Aim: Write the lines out again, from the top of the material to the line containing "Chart.register(...registerables);", pictures excluded.

════════════════

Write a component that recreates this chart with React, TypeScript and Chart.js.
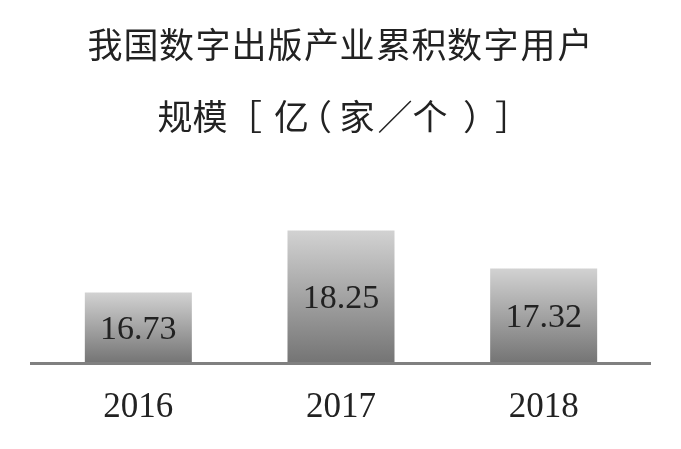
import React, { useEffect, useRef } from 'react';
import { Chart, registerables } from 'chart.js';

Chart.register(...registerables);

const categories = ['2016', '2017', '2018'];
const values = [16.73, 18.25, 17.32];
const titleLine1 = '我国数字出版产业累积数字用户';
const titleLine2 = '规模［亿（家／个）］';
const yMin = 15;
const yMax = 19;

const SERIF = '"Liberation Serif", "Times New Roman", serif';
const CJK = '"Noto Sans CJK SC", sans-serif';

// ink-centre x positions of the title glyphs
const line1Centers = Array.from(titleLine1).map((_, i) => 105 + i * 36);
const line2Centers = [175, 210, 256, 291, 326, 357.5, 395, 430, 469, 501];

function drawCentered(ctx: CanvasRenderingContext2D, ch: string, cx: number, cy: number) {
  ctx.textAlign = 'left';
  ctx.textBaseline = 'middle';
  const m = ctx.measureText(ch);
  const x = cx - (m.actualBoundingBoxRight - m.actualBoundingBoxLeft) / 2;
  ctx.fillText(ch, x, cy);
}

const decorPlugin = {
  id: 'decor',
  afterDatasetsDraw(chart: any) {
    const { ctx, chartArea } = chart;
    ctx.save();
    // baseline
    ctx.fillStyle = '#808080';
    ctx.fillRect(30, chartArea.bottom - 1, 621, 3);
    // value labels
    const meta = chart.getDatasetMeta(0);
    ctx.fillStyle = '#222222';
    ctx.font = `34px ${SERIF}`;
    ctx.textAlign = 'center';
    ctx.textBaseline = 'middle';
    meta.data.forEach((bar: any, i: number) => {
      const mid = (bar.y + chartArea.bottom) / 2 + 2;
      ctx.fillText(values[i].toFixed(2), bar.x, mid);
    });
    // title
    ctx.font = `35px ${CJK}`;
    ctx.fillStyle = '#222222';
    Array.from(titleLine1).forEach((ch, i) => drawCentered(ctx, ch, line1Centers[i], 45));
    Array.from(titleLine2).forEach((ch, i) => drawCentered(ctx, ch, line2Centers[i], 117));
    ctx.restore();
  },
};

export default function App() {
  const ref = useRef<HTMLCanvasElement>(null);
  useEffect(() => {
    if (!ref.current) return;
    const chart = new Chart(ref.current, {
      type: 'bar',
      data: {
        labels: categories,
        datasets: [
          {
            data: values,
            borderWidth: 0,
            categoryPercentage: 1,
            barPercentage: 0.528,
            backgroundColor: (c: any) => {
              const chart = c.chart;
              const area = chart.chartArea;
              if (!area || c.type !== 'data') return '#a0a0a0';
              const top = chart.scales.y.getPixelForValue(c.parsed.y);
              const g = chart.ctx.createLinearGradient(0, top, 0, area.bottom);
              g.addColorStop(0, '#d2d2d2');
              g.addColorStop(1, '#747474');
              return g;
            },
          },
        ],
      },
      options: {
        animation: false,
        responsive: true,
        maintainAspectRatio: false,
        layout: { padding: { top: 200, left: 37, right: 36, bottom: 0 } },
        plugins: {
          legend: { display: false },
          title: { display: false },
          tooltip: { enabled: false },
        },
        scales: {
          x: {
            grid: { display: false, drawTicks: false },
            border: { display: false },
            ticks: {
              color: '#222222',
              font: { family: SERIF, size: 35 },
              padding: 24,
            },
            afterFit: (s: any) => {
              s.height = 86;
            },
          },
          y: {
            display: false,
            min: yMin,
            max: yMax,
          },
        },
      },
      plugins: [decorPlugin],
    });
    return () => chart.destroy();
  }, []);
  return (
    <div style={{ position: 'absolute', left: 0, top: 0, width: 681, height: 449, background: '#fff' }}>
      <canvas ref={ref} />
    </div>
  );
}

════════════════

Answer to the exercise:
Write a component that recreates this chart with React, TypeScript and Chart.js.
import React, { useEffect, useRef } from 'react';
import { Chart, registerables } from 'chart.js';

Chart.register(...registerables);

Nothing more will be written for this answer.